=== TASK ===
Exactly the lines from the one containing "Reproduce this chart with Plotly." through the one containing "49.542, 49.132, 48.6]" are to be returned, please, without any pictures.

──────── RECORDS SUPPLIED

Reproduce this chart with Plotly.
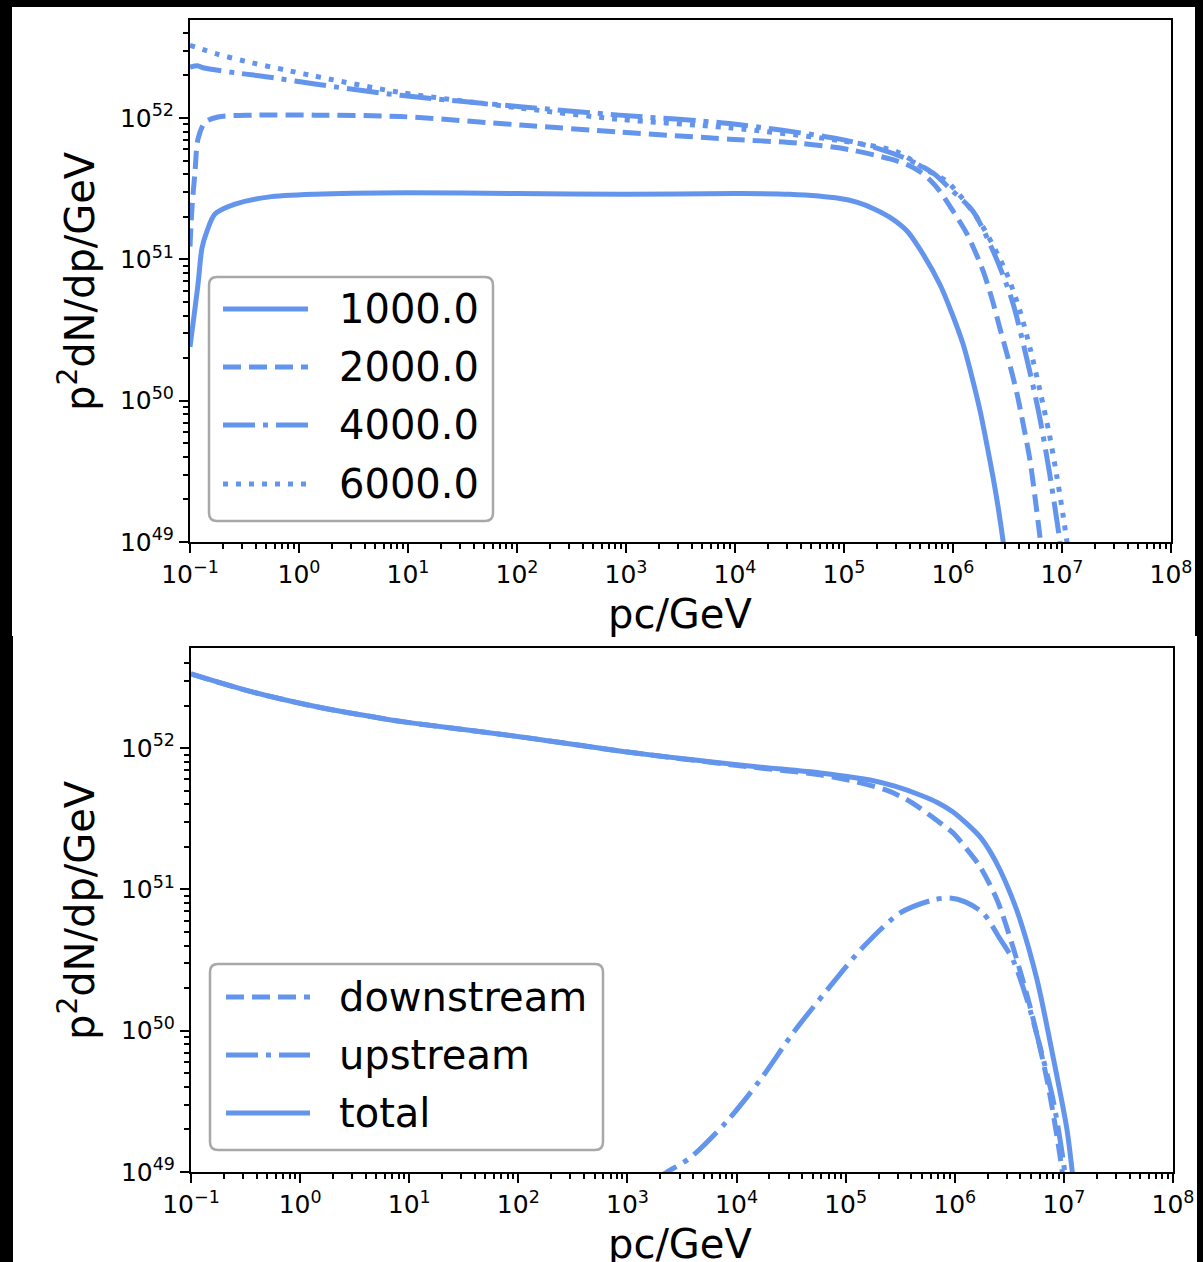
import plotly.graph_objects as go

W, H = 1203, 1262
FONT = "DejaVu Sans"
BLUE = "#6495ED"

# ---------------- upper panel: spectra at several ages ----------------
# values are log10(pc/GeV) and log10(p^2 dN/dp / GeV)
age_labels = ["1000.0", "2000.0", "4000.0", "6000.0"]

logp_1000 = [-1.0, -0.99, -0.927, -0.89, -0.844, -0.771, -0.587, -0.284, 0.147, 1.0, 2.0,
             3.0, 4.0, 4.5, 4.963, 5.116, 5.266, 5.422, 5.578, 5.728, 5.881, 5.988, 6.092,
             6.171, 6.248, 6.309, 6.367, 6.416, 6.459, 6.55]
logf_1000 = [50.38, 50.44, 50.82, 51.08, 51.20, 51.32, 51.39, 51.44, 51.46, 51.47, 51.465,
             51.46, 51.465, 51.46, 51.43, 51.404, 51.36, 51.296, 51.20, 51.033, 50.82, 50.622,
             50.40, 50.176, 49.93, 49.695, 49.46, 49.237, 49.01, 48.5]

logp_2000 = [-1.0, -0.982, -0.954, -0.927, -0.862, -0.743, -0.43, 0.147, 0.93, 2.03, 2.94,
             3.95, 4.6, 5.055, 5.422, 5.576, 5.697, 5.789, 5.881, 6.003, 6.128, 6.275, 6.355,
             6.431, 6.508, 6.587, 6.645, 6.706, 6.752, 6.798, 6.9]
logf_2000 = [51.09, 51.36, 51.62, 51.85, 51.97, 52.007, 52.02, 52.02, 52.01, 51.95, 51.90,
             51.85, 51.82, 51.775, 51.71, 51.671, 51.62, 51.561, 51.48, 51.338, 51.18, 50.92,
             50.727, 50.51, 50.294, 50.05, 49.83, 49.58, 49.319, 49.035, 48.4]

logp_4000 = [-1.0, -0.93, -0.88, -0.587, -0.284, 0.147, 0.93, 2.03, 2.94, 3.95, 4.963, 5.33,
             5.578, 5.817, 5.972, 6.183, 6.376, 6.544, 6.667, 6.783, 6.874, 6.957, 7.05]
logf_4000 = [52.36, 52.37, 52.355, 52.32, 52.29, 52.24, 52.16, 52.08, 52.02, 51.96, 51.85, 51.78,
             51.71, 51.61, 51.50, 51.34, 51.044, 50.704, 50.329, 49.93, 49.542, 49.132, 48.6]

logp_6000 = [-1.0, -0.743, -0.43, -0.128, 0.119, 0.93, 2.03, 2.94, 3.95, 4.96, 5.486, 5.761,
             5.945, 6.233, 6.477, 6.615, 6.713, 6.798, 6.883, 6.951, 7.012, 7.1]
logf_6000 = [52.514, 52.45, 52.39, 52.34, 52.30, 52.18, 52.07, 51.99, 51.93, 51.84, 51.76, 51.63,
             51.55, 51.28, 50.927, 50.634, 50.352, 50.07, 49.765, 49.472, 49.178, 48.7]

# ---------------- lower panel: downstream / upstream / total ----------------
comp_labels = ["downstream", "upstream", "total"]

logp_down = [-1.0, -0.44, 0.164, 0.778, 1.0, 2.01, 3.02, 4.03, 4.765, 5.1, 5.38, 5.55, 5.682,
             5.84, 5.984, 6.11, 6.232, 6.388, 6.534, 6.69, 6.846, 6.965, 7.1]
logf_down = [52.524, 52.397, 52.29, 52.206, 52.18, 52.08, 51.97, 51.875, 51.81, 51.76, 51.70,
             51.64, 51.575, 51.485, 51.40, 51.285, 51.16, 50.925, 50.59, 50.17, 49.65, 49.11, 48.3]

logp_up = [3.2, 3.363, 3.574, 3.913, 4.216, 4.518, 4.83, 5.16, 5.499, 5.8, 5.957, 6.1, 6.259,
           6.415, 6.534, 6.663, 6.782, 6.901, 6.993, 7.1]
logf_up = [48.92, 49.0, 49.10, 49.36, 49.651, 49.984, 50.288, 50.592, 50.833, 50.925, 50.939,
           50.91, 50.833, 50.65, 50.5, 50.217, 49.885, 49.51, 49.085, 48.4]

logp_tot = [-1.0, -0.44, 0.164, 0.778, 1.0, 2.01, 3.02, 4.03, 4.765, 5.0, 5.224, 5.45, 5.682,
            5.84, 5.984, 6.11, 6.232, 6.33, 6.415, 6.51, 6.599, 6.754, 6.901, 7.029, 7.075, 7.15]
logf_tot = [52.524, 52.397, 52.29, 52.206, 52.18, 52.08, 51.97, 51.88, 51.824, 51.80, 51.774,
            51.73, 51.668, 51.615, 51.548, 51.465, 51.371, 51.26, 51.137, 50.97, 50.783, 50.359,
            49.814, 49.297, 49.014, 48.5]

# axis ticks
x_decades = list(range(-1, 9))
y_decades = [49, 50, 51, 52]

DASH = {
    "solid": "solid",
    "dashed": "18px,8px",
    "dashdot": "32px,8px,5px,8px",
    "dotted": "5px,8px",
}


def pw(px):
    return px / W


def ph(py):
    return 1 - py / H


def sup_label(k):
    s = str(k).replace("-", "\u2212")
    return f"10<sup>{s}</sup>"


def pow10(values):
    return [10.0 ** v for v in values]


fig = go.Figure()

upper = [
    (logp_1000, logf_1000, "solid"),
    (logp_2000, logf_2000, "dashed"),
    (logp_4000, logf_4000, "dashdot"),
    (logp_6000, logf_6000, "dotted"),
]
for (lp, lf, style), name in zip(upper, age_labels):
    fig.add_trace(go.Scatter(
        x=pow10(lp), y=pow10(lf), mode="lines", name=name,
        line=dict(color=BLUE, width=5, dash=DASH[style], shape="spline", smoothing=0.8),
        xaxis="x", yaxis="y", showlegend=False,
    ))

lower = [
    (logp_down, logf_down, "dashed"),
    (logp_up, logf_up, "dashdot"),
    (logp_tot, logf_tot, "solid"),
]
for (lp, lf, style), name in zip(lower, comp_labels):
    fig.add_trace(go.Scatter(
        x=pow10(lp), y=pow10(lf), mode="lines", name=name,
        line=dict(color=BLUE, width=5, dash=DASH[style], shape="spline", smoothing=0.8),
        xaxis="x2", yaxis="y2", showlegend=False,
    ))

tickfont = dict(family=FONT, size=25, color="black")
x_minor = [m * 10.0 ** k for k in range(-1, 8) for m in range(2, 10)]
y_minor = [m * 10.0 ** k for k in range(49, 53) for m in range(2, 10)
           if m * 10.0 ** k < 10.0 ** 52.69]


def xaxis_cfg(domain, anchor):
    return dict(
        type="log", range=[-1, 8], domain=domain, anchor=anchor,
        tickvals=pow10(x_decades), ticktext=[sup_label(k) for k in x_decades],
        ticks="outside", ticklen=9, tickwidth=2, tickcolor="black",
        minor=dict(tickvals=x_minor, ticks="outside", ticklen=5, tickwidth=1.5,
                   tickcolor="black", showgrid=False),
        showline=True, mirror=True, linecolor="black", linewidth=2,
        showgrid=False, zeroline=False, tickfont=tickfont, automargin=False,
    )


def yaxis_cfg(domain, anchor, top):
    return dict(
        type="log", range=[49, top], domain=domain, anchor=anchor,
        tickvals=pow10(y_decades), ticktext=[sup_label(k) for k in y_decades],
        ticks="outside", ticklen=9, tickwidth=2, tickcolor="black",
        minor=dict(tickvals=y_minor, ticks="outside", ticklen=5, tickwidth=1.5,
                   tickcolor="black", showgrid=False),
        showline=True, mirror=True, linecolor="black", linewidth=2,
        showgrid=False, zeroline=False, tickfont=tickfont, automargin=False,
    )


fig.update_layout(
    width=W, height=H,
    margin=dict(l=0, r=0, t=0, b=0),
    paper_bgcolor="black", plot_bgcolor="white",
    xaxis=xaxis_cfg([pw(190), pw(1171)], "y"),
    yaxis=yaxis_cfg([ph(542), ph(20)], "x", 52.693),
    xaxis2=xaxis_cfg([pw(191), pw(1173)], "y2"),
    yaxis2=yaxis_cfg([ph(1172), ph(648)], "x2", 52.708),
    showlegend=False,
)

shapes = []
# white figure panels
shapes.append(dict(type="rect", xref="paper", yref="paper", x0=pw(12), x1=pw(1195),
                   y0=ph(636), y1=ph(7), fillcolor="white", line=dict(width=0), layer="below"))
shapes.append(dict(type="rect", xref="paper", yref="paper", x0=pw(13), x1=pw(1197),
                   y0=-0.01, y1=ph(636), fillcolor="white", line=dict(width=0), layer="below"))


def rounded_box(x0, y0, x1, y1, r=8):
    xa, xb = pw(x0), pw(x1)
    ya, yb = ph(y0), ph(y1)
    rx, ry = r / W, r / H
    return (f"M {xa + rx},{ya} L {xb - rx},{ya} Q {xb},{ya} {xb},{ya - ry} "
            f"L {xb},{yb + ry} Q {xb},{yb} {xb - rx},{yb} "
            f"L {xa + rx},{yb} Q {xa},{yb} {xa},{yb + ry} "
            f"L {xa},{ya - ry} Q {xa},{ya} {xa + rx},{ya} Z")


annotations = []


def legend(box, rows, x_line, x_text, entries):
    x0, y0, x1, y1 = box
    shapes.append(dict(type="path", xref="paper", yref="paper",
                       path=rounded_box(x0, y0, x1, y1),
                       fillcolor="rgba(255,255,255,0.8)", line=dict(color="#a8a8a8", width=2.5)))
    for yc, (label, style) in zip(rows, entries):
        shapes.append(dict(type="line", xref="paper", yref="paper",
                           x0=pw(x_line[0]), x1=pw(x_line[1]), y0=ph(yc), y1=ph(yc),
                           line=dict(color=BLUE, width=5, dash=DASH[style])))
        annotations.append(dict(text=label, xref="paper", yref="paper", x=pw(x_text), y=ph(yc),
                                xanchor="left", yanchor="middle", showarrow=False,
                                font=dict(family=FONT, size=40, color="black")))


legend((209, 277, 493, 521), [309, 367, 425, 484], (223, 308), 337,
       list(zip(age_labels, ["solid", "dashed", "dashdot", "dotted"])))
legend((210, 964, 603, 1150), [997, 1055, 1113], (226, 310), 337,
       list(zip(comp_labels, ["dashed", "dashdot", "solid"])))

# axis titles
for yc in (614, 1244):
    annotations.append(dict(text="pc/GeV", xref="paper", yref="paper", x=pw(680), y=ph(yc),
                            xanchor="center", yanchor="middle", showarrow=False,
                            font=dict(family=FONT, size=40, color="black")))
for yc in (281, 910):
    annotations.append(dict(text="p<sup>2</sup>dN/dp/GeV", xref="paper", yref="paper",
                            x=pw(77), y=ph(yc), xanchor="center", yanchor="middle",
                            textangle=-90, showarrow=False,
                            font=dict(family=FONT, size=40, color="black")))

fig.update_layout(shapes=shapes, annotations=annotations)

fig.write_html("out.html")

────────────────
──────── RECORDS SUPPLIED

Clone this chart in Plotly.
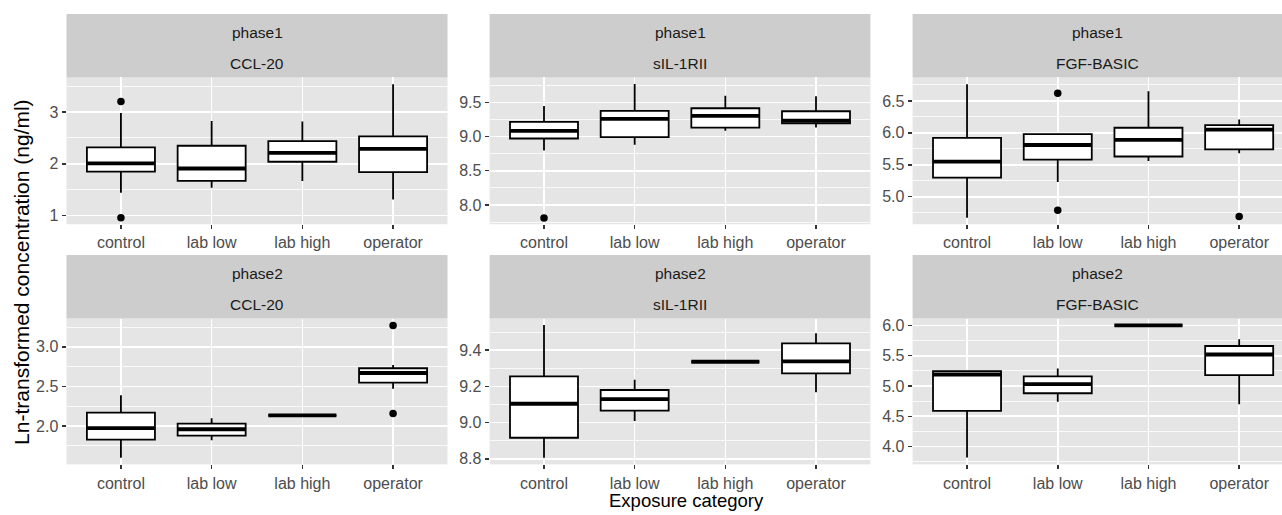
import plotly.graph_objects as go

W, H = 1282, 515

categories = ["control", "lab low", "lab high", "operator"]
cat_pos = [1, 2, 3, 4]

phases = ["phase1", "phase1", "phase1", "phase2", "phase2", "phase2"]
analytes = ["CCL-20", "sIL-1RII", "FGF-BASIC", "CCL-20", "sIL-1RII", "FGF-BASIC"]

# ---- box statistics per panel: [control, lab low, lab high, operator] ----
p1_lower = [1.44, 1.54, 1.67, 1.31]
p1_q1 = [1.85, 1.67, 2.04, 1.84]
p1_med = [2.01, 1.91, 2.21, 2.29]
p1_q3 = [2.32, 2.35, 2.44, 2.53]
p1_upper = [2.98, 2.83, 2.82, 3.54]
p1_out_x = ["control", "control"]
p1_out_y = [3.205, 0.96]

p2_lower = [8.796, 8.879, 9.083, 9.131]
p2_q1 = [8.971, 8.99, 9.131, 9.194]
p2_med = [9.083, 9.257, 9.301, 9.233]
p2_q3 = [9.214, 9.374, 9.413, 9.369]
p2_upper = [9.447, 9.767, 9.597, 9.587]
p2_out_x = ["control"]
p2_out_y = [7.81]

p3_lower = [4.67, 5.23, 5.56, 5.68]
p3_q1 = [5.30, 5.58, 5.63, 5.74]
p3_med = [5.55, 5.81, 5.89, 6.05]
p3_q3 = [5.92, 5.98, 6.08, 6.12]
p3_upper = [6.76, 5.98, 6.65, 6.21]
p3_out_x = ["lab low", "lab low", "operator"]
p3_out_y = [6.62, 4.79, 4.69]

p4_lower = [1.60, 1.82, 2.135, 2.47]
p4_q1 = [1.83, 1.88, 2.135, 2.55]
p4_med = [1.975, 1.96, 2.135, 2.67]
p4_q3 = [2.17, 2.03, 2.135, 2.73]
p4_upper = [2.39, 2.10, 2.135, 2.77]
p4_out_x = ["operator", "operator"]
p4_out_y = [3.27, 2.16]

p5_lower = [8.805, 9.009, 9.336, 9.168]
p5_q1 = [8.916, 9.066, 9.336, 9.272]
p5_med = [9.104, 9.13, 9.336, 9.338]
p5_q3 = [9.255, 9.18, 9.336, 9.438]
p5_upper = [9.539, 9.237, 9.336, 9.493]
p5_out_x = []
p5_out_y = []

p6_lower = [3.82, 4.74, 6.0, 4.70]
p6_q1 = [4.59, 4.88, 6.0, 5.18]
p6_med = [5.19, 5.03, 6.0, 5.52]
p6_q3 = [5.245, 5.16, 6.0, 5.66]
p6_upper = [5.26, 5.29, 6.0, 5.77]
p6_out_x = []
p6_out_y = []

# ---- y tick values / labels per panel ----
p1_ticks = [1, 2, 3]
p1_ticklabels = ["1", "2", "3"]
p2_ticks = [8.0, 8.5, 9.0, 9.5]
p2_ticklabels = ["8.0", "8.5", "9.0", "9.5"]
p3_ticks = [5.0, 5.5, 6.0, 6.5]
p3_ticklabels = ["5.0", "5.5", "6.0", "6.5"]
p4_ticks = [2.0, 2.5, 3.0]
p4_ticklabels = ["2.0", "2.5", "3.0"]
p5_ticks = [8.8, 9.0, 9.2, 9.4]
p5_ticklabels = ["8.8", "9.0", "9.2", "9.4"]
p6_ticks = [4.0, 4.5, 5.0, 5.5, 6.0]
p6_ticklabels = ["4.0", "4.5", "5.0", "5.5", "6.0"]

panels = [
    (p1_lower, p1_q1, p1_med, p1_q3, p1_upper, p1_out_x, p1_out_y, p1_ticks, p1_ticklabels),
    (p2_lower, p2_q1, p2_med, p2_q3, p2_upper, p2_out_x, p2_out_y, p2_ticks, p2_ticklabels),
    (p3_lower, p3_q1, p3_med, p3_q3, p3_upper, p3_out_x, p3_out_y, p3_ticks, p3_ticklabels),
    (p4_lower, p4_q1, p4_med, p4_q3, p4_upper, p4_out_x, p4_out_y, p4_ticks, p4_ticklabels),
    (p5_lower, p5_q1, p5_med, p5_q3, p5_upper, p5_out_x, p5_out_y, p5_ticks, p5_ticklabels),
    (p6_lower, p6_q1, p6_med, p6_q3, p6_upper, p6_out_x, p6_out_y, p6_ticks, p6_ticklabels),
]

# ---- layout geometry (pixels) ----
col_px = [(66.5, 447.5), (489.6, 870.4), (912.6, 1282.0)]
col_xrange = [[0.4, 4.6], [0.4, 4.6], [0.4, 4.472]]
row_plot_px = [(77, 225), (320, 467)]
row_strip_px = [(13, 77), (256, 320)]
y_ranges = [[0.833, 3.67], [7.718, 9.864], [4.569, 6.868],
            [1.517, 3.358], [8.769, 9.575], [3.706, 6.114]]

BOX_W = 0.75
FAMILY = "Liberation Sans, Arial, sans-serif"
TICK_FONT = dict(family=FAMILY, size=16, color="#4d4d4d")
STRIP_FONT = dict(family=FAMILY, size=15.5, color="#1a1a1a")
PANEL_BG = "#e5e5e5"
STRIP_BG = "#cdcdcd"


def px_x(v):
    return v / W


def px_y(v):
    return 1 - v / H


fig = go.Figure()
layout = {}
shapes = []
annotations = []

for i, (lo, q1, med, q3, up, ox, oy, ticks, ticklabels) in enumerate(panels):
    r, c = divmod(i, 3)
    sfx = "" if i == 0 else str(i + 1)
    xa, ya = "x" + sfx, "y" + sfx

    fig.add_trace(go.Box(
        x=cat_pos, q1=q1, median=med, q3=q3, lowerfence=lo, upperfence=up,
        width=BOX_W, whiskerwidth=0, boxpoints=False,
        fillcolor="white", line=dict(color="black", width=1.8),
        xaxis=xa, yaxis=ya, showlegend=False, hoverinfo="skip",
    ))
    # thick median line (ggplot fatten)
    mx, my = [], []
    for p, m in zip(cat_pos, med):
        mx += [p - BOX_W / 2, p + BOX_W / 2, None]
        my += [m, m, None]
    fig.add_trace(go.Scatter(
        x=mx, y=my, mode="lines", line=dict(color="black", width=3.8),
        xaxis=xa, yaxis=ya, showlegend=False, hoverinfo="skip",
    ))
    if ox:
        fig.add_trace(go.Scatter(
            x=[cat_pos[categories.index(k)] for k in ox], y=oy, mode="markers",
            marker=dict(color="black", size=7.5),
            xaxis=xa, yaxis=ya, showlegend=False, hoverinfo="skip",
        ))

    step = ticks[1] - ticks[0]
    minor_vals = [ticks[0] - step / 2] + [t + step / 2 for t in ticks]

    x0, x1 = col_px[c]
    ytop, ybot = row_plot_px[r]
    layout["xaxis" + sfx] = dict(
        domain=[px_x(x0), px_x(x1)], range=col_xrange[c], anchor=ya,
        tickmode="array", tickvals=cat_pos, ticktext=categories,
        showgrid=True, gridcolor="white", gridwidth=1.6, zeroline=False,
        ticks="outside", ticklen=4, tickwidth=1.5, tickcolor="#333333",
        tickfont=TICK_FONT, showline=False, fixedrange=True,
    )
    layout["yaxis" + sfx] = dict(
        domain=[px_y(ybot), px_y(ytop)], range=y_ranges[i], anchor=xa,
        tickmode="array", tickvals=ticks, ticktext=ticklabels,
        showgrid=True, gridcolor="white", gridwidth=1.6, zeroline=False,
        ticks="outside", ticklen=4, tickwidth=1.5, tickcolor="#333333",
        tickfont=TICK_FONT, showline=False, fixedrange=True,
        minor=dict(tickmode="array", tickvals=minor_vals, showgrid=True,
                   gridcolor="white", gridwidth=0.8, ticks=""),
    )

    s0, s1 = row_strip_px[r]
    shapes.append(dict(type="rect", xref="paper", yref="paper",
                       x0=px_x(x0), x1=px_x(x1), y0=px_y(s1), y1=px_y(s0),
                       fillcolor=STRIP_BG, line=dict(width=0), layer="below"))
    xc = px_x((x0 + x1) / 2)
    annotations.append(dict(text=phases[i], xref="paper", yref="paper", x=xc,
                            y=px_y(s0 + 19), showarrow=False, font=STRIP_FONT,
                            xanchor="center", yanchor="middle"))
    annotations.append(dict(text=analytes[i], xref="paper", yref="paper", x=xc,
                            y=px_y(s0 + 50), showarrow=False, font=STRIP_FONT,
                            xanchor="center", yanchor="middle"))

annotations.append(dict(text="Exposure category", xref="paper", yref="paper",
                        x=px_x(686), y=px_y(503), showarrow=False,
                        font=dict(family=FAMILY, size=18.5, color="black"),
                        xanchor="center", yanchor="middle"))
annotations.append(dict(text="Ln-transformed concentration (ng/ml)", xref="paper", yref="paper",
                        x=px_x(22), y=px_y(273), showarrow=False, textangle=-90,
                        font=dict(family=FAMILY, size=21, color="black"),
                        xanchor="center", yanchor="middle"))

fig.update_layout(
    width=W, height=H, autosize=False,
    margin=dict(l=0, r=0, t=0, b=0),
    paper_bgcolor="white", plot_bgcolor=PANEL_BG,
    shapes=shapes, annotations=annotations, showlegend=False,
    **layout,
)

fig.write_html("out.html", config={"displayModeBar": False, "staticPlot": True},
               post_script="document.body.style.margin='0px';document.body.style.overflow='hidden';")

────────────────

=== ANSWER TO THIS TASK ===
Reproduce this chart with Plotly.
import plotly.graph_objects as go

W, H = 1203, 1262
FONT = "DejaVu Sans"
BLUE = "#6495ED"

# ---------------- upper panel: spectra at several ages ----------------
# values are log10(pc/GeV) and log10(p^2 dN/dp / GeV)
age_labels = ["1000.0", "2000.0", "4000.0", "6000.0"]

logp_1000 = [-1.0, -0.99, -0.927, -0.89, -0.844, -0.771, -0.587, -0.284, 0.147, 1.0, 2.0,
             3.0, 4.0, 4.5, 4.963, 5.116, 5.266, 5.422, 5.578, 5.728, 5.881, 5.988, 6.092,
             6.171, 6.248, 6.309, 6.367, 6.416, 6.459, 6.55]
logf_1000 = [50.38, 50.44, 50.82, 51.08, 51.20, 51.32, 51.39, 51.44, 51.46, 51.47, 51.465,
             51.46, 51.465, 51.46, 51.43, 51.404, 51.36, 51.296, 51.20, 51.033, 50.82, 50.622,
             50.40, 50.176, 49.93, 49.695, 49.46, 49.237, 49.01, 48.5]

logp_2000 = [-1.0, -0.982, -0.954, -0.927, -0.862, -0.743, -0.43, 0.147, 0.93, 2.03, 2.94,
             3.95, 4.6, 5.055, 5.422, 5.576, 5.697, 5.789, 5.881, 6.003, 6.128, 6.275, 6.355,
             6.431, 6.508, 6.587, 6.645, 6.706, 6.752, 6.798, 6.9]
logf_2000 = [51.09, 51.36, 51.62, 51.85, 51.97, 52.007, 52.02, 52.02, 52.01, 51.95, 51.90,
             51.85, 51.82, 51.775, 51.71, 51.671, 51.62, 51.561, 51.48, 51.338, 51.18, 50.92,
             50.727, 50.51, 50.294, 50.05, 49.83, 49.58, 49.319, 49.035, 48.4]

logp_4000 = [-1.0, -0.93, -0.88, -0.587, -0.284, 0.147, 0.93, 2.03, 2.94, 3.95, 4.963, 5.33,
             5.578, 5.817, 5.972, 6.183, 6.376, 6.544, 6.667, 6.783, 6.874, 6.957, 7.05]
logf_4000 = [52.36, 52.37, 52.355, 52.32, 52.29, 52.24, 52.16, 52.08, 52.02, 51.96, 51.85, 51.78,
             51.71, 51.61, 51.50, 51.34, 51.044, 50.704, 50.329, 49.93, 49.542, 49.132, 48.6]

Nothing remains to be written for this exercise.